## Written exercise
Starting at the first line of the listing below, repeat each line up to and including the one containing "import * as". Leave out pictures.

--------------------------------------------------

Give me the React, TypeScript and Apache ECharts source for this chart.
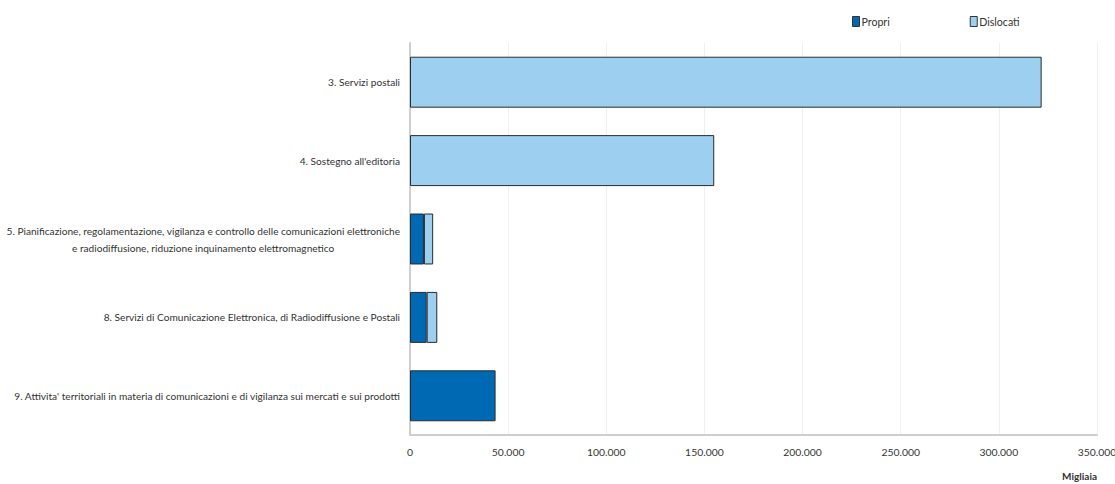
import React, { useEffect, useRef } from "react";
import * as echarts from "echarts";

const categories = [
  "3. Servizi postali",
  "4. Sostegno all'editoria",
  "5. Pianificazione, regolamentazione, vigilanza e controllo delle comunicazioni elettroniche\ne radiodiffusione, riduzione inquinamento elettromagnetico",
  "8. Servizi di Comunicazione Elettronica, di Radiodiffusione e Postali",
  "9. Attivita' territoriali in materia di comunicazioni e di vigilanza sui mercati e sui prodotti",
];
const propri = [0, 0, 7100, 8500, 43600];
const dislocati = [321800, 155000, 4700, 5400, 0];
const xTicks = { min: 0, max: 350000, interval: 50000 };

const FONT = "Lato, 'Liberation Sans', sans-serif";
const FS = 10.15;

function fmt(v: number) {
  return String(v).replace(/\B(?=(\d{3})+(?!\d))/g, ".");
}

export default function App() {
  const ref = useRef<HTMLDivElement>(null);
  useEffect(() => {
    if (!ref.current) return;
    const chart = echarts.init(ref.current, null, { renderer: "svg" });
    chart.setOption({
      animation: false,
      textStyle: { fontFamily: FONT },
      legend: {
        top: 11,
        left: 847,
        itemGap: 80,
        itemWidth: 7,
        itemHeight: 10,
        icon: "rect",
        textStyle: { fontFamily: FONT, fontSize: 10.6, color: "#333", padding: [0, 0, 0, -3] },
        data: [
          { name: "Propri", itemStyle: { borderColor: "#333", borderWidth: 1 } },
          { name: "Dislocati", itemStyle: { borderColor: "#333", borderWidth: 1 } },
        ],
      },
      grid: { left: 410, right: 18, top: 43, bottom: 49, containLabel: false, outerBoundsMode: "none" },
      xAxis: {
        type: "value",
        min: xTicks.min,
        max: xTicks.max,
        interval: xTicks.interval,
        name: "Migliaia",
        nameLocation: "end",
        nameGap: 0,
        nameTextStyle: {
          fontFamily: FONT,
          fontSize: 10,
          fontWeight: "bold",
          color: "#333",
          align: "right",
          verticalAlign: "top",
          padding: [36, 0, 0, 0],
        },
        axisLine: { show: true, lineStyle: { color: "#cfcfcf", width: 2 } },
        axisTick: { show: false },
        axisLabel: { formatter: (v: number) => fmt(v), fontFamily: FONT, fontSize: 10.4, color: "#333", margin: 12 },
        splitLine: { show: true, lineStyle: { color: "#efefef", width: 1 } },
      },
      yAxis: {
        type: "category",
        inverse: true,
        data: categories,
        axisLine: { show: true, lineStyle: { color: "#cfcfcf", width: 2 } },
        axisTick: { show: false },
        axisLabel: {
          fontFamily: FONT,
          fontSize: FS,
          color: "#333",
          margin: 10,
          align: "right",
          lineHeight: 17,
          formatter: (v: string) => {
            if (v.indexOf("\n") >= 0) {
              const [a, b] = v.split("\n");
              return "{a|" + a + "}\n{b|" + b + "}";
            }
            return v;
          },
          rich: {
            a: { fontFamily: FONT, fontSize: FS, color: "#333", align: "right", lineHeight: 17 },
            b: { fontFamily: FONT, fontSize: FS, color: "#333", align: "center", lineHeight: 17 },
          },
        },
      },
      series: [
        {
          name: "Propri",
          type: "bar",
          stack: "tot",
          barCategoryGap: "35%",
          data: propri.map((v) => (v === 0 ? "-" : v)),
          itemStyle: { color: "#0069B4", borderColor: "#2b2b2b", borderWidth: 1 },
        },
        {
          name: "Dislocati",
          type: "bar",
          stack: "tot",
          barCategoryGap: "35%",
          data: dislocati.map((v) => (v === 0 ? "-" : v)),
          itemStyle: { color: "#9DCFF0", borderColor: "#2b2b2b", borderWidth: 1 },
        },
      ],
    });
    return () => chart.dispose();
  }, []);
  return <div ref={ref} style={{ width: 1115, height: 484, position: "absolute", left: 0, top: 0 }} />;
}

--------------------------------------------------

## Result below
Give me the React, TypeScript and Apache ECharts source for this chart.
import React, { useEffect, useRef } from "react";
import * as echarts from "echarts";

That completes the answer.